What you have to do:
Retype the lines beneath this one, from the first through the line containing "(2,4) rectangle (749.5,521.5);". Pictures are left out.
# START OF Provided material
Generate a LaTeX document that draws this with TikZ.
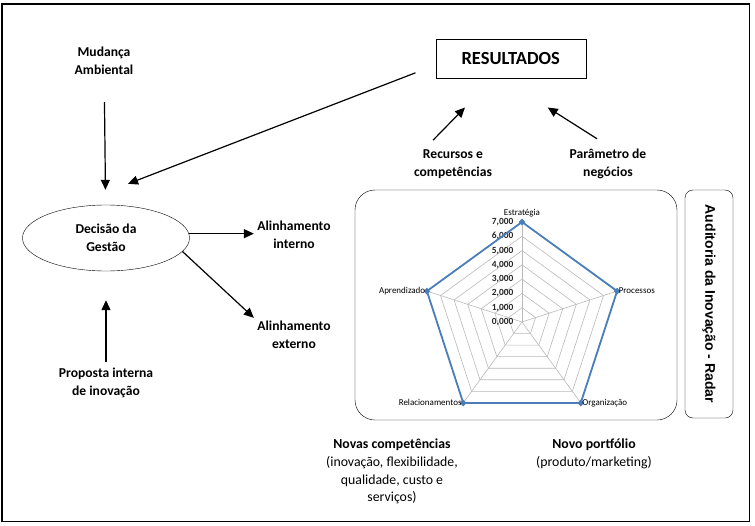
\documentclass[tikz,border=0pt]{standalone}
\usepackage{fontspec}
\setmainfont{Carlito}
\newfontfamily\arialfont{Liberation Sans}
\usetikzlibrary{arrows.meta, shapes.geometric}
\definecolor{radarblue}{RGB}{74,126,187}
\definecolor{gridgray}{RGB}{185,185,185}

\begin{document}
\begin{tikzpicture}[x=1pt, y=-1pt,
    lbl/.style={align=center, font=\fontsize{13.6}{17.6}\selectfont\bfseries},
    txt/.style={align=center, font=\fontsize{13.8}{17.6}\selectfont},
    arr/.style={-{Triangle[length=10pt, width=9pt]}, line width=1.2pt},
    radargrid/.style={draw=gridgray, line width=0.6pt},
    ticklbl/.style={font=\fontsize{9.4}{10}\selectfont\bfseries, anchor=east, inner sep=0pt, text=black!85},
    catlbl/.style={font=\fontsize{9}{10}\selectfont, inner sep=1.5pt}]
    \useasboundingbox (0,0) rectangle (755,525);
    \draw[line width=1.4pt] (2,4) rectangle (749.5,521.5);

    %Nodes
    \node[lbl] at (104, 61) (mud) {Mudança\\Ambiental};
    \node[lbl, draw, ellipse, thin, minimum width=167, minimum height=66] at (106, 238) (dec) {Decisão da\\Gestão};
    \node[lbl] at (106, 383) (prop) {Proposta interna\\de inovação};
    \node[lbl] at (294, 235) (aint) {Alinhamento\\interno};
    \node[lbl] at (294, 335) (aext) {Alinhamento\\externo};
    \node[draw, thin, minimum width=150, minimum height=39, font=\fontsize{18.5}{20}\selectfont\bfseries] at (510.7, 58.8) (res) {RESULTADOS};
    \node[lbl] at (453, 164) (rec) {Recursos e\\competências};
    \node[lbl] at (608, 164) (par) {Parâmetro de\\negócios};
    \node[txt] at (392, 471.7) (novc) {\textbf{Novas competências}\\(inovação, flexibilidade,\\qualidade, custo e\\serviços)};
    \node[txt] at (594, 454) (novp) {\textbf{Novo portfólio}\\(produto/marketing)};
    \node[draw, thin, rounded corners=8pt, rotate=-90, minimum width=228, minimum height=48,
          font=\arialfont\bfseries\fontsize{14}{16}\selectfont] at (709, 304) (aud) {Auditoria da Inovação - Radar};

    %Radar
    \draw[thin, rounded corners=20pt] (355, 190) rectangle (677, 420);
    \begin{scope}[shift={(522, 322)}, yscale=-1]
        \foreach \k in {1,...,7}
            \draw[radargrid] (90:{\k*100/7}) -- (18:{\k*100/7}) -- (-54:{\k*100/7}) -- (-126:{\k*100/7}) -- (162:{\k*100/7}) -- cycle;
        \foreach \a in {90, 18, -54, -126, 162}
            \draw[radargrid] (0,0) -- (\a:100);
        \foreach \k in {0,...,7}
            \node[ticklbl] at (-8.5, {\k*100/7}) (t\k) {\k,000};
        \draw[radarblue, line width=1.8pt, line join=round] (90:100) -- (18:100) -- (-54:100) -- (-126:100) -- (162:100) -- cycle;
        \foreach \a in {90, 18, -54, -126, 162}
            \node[diamond, fill=radarblue, inner sep=0pt, minimum size=7pt] at (\a:100) (m\a) {};
        \node[catlbl, anchor=south] at (90:103) (estr) {Estratégia};
        \node[catlbl, anchor=west] at (18:100) (proc) {Processos};
        \node[catlbl, anchor=north west, yshift=5pt] at (-54:100) (org) {Organização};
        \node[catlbl, anchor=north east, yshift=5pt] at (-126:100) (rel) {Relacionamentos};
        \node[catlbl, anchor=east] at (162:100) (apr) {Aprendizado};
    \end{scope}

    %Lines
    \draw[arr, shorten <=24pt, shorten >=15pt] (mud) -- (dec);
    \draw[arr, shorten <=3pt, shorten >=29pt] (prop) -- (dec);
    \draw[arr] (dec.3) -- (dec.3 -| aint.west);
    \draw[arr] (dec.-10) -- (aext.north west);
    \draw[arr] ([shift={(-20pt,-14pt)}]res.west) -- ([shift={(22pt,21pt)}]dec.north);
    \draw[arr] ([shift={(-20pt,6pt)}]rec.north) -- ([shift={(-45.7pt,-29pt)}]res.south);
    \draw[arr] ([shift={(-11pt,7pt)}]par.north) -- ([shift={(37pt,-29pt)}]res.south);

\end{tikzpicture}
\end{document}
# END OF Provided material
Written response:
Generate a LaTeX document that draws this with TikZ.
\documentclass[tikz,border=0pt]{standalone}
\usepackage{fontspec}
\setmainfont{Carlito}
\newfontfamily\arialfont{Liberation Sans}
\usetikzlibrary{arrows.meta, shapes.geometric}
\definecolor{radarblue}{RGB}{74,126,187}
\definecolor{gridgray}{RGB}{185,185,185}

\begin{document}
\begin{tikzpicture}[x=1pt, y=-1pt,
    lbl/.style={align=center, font=\fontsize{13.6}{17.6}\selectfont\bfseries},
    txt/.style={align=center, font=\fontsize{13.8}{17.6}\selectfont},
    arr/.style={-{Triangle[length=10pt, width=9pt]}, line width=1.2pt},
    radargrid/.style={draw=gridgray, line width=0.6pt},
    ticklbl/.style={font=\fontsize{9.4}{10}\selectfont\bfseries, anchor=east, inner sep=0pt, text=black!85},
    catlbl/.style={font=\fontsize{9}{10}\selectfont, inner sep=1.5pt}]
    \useasboundingbox (0,0) rectangle (755,525);
    \draw[line width=1.4pt] (2,4) rectangle (749.5,521.5);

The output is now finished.